[Given request] Take each line containing "image" and report it exactly as written.

--------------------------------------------------

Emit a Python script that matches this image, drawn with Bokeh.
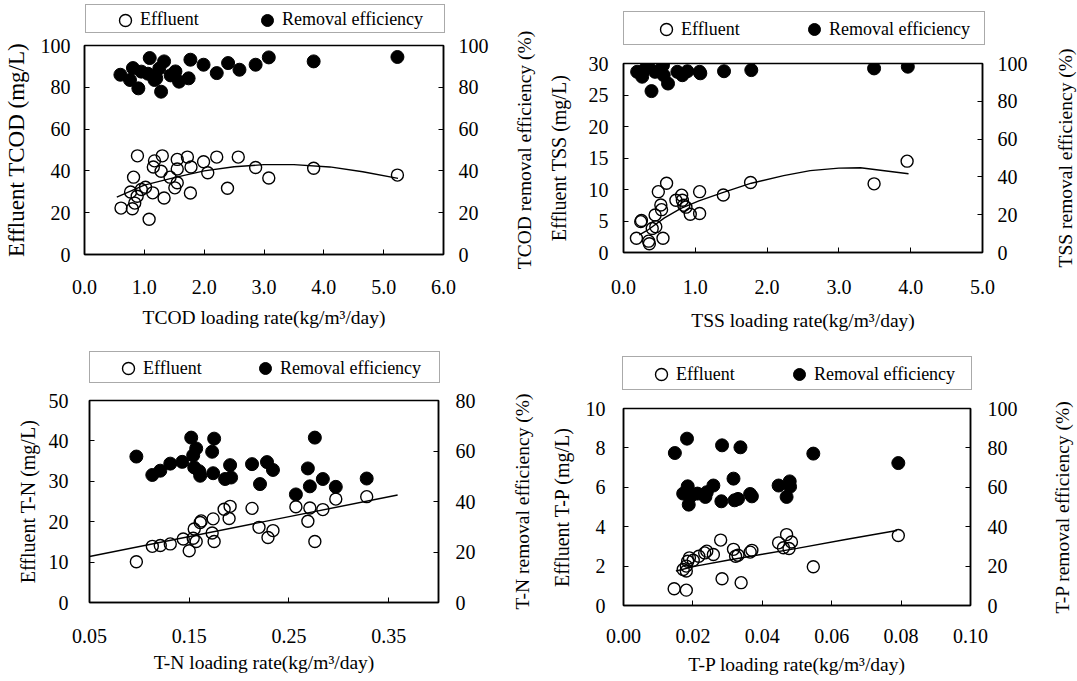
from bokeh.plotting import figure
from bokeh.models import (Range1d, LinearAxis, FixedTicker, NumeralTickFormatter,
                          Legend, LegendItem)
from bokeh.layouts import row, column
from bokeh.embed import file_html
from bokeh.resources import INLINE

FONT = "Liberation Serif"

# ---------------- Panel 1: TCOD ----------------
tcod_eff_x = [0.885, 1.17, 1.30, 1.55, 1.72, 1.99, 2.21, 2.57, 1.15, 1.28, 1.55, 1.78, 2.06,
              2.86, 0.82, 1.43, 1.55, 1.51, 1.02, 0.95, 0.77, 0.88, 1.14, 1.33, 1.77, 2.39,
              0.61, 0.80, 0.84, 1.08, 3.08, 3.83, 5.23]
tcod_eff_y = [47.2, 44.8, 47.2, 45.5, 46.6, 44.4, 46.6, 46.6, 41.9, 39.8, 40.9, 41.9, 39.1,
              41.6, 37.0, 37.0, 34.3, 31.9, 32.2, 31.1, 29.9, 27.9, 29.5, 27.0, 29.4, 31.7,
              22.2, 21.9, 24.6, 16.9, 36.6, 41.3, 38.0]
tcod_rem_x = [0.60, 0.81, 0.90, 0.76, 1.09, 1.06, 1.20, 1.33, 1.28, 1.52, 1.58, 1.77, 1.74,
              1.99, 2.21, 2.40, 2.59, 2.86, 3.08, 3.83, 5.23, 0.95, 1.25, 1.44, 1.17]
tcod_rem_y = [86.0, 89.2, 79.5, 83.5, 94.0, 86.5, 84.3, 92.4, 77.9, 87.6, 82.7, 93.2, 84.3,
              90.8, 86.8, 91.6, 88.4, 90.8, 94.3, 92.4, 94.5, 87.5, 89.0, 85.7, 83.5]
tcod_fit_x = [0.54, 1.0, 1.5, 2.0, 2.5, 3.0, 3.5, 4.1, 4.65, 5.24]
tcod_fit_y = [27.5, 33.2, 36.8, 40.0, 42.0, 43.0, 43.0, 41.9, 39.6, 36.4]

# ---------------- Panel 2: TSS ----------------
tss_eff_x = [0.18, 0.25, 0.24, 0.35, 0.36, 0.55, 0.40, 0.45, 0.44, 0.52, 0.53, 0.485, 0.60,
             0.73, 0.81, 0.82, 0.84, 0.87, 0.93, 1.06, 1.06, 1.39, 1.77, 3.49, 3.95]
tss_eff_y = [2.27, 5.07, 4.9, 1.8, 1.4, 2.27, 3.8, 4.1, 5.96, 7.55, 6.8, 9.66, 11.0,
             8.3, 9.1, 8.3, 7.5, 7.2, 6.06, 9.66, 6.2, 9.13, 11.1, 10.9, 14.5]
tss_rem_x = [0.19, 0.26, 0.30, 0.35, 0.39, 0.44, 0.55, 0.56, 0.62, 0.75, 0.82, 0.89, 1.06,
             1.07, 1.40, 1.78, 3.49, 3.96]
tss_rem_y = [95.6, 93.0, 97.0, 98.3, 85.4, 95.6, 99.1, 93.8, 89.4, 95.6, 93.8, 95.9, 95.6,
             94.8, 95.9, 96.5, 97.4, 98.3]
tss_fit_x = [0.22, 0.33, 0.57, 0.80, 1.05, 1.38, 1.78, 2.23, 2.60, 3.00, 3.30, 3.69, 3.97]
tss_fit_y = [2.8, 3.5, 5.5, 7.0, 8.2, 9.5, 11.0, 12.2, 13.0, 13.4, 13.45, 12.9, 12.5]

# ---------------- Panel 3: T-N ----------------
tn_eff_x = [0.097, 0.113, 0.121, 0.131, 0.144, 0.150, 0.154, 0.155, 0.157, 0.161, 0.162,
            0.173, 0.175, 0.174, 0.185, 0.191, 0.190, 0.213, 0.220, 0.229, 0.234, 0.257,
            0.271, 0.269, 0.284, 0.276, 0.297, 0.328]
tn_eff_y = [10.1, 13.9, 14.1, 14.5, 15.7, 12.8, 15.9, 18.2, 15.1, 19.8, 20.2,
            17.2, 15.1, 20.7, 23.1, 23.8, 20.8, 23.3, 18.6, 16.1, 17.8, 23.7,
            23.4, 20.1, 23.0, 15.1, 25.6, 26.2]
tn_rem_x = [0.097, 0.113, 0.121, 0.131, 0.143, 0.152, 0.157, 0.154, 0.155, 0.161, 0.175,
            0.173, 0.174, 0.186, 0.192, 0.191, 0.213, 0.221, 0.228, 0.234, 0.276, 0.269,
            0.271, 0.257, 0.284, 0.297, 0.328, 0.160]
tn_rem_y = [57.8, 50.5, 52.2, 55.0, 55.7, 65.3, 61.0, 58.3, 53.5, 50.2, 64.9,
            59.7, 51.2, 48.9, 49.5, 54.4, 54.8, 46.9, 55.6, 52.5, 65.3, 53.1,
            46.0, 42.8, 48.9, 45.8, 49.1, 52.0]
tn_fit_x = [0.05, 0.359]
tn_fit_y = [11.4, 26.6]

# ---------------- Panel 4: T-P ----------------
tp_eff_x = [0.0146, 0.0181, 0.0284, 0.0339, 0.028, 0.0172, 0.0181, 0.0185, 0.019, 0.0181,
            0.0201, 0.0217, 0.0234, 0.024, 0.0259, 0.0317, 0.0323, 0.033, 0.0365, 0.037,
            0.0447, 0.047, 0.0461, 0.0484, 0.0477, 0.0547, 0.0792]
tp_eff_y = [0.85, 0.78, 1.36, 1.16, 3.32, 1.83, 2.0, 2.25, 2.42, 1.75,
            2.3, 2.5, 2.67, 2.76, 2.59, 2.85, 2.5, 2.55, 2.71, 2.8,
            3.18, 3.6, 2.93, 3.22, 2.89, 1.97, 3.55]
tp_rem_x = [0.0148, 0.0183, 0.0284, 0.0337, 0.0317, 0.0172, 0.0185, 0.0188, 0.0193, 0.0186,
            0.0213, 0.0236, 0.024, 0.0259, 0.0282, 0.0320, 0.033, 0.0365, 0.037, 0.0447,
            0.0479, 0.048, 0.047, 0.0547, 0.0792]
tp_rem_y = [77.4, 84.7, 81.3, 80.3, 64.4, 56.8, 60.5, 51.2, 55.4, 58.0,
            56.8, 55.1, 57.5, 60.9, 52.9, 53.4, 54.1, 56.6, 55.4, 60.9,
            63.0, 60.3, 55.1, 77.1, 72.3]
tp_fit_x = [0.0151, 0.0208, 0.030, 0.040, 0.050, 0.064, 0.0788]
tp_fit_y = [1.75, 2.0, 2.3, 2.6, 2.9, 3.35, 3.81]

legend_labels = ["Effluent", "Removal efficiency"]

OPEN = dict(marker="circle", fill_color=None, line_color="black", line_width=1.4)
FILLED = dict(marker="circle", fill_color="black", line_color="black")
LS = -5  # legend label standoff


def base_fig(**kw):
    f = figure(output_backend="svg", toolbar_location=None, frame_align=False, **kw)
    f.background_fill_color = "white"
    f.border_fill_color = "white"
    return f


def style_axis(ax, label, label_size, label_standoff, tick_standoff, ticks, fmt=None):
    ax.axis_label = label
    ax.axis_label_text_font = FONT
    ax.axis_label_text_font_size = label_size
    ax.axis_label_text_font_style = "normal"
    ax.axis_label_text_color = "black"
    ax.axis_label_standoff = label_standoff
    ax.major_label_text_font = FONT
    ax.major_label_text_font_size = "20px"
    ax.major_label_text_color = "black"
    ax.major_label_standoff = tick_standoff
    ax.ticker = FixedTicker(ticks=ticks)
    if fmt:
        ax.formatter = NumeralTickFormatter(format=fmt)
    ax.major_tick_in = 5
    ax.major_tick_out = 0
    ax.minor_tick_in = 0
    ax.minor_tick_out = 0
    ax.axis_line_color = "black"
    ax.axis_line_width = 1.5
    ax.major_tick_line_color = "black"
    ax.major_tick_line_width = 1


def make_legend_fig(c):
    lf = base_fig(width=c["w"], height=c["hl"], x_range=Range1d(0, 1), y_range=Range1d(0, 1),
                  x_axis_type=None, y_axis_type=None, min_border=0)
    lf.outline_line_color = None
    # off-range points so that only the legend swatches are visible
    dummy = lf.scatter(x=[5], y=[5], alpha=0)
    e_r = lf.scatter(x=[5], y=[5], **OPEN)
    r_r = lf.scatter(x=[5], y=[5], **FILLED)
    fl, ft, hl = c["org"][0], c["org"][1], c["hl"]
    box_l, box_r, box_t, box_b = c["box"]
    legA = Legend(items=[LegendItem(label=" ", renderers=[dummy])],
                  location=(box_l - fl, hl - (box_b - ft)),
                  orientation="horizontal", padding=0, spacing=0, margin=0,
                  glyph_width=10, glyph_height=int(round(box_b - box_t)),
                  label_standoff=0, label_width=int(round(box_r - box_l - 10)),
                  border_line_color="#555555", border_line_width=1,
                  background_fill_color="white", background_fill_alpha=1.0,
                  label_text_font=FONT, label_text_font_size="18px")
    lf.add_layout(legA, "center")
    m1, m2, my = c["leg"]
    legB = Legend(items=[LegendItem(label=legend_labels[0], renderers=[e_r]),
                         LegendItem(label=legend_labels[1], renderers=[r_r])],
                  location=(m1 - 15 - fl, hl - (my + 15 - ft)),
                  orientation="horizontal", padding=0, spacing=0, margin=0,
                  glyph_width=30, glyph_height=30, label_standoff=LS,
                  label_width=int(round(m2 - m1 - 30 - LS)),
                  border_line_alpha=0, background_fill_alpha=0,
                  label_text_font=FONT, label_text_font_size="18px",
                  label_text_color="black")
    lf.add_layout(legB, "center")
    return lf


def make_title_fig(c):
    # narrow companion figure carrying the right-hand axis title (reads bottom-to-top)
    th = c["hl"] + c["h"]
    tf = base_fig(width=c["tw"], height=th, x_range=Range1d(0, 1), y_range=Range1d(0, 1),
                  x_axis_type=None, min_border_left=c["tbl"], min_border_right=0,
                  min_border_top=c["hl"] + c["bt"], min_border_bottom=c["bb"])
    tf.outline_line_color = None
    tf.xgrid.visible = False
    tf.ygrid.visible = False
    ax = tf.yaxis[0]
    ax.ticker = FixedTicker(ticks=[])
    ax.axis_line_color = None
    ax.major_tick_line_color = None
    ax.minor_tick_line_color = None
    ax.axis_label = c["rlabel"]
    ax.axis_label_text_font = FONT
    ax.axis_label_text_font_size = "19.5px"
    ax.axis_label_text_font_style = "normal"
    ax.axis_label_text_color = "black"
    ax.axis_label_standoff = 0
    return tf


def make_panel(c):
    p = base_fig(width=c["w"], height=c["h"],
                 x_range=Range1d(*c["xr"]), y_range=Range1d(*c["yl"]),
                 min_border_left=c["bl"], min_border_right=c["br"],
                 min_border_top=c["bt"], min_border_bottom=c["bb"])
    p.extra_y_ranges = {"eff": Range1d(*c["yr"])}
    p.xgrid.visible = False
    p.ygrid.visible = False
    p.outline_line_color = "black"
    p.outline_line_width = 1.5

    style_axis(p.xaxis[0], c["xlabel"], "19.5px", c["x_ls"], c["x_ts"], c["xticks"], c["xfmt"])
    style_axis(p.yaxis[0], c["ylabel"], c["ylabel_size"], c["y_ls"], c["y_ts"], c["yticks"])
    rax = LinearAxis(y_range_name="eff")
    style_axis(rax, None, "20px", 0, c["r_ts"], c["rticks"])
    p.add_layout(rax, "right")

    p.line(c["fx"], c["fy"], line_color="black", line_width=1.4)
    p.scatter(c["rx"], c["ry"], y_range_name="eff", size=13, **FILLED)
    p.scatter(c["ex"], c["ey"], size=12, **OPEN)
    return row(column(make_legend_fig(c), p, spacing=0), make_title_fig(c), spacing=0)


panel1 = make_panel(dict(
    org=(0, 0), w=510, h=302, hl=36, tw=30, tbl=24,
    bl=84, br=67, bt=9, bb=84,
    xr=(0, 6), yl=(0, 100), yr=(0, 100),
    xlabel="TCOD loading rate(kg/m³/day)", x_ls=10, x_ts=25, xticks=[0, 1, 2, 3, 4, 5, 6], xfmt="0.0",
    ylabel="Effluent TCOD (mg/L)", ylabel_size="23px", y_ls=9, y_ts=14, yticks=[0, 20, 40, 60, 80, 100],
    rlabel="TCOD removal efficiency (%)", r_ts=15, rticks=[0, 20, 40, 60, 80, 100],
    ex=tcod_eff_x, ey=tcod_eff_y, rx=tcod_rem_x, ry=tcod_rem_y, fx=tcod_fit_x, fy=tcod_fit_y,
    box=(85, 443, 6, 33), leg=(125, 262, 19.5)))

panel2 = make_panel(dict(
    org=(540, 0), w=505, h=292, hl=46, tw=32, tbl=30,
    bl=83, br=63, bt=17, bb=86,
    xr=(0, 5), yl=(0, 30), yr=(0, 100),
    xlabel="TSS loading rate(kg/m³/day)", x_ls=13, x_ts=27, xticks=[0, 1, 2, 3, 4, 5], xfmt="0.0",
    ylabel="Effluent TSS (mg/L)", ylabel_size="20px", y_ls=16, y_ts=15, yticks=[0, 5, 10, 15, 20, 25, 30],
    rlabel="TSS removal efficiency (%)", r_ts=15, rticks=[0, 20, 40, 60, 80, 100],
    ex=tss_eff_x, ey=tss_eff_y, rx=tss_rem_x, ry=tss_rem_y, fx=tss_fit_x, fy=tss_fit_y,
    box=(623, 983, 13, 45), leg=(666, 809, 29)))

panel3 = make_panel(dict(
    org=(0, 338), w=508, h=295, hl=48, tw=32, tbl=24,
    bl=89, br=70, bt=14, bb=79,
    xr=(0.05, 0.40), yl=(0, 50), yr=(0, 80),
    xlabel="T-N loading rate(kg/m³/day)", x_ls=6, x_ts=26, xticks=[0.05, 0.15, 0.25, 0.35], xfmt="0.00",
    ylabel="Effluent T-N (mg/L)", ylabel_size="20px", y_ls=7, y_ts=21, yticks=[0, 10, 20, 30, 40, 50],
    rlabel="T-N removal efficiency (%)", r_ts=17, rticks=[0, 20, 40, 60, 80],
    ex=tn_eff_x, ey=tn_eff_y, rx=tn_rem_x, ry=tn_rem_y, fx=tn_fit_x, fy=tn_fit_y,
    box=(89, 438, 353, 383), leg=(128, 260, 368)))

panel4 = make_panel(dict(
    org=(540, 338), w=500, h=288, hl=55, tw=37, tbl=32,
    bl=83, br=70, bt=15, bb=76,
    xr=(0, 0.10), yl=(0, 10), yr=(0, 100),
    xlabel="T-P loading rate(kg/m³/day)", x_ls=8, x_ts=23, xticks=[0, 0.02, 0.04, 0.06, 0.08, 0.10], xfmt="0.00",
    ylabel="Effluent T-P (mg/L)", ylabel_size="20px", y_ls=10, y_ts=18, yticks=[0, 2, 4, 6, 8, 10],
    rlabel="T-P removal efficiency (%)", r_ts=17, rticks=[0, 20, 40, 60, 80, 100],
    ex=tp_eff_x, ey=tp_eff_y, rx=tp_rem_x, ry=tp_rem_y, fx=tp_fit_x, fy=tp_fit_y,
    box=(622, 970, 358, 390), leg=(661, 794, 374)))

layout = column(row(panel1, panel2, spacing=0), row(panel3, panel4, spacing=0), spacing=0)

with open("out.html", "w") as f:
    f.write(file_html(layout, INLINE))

--------------------------------------------------

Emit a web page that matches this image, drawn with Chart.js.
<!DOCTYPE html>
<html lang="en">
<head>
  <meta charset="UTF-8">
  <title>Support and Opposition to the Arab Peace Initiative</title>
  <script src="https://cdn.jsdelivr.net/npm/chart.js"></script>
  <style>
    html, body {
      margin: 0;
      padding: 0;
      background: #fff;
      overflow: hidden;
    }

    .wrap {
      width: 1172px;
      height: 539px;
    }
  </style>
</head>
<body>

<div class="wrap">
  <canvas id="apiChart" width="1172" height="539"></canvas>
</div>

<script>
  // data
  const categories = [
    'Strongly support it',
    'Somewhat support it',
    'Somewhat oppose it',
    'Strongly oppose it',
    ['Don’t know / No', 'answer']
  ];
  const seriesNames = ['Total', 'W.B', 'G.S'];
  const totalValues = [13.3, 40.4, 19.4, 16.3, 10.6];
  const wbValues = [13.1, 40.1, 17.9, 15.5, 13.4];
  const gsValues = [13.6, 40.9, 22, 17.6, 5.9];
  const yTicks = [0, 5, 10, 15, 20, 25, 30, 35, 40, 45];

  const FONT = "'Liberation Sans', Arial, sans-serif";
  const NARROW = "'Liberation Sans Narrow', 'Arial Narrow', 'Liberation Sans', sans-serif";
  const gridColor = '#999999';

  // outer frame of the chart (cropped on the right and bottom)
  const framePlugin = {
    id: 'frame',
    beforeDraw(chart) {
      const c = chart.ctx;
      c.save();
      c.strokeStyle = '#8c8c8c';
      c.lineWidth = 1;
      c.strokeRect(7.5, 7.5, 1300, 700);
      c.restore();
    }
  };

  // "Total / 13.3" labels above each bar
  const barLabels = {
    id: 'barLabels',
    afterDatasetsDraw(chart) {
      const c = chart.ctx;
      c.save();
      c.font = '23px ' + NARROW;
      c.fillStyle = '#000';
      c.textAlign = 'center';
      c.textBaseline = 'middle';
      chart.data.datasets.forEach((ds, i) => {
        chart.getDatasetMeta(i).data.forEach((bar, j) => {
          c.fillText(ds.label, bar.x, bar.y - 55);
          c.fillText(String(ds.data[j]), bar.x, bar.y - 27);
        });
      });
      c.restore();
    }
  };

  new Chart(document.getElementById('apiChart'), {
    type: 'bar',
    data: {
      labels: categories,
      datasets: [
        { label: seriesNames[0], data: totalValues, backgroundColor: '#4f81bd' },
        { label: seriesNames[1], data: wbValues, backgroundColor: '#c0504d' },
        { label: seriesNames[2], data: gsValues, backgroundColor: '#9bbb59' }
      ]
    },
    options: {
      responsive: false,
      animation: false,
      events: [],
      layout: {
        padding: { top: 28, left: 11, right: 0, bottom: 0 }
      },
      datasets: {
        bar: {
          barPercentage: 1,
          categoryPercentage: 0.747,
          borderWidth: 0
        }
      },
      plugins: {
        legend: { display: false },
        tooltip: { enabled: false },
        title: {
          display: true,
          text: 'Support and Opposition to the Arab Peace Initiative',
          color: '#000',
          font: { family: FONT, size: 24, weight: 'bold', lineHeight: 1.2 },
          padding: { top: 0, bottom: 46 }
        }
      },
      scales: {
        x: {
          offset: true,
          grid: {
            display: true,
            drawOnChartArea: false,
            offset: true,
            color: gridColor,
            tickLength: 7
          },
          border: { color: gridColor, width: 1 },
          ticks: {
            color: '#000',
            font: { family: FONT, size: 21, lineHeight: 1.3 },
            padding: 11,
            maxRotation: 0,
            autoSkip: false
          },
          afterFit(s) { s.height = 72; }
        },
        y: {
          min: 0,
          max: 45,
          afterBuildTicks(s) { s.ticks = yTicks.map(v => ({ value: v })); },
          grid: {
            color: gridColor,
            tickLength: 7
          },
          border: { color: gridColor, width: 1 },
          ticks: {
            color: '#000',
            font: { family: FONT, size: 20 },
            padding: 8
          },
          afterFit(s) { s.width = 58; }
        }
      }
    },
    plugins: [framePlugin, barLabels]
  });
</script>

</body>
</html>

--------------------------------------------------

[Written response]
Emit a Python script that matches this image, drawn with Bokeh.
Emit a web page that matches this image, drawn with Chart.js.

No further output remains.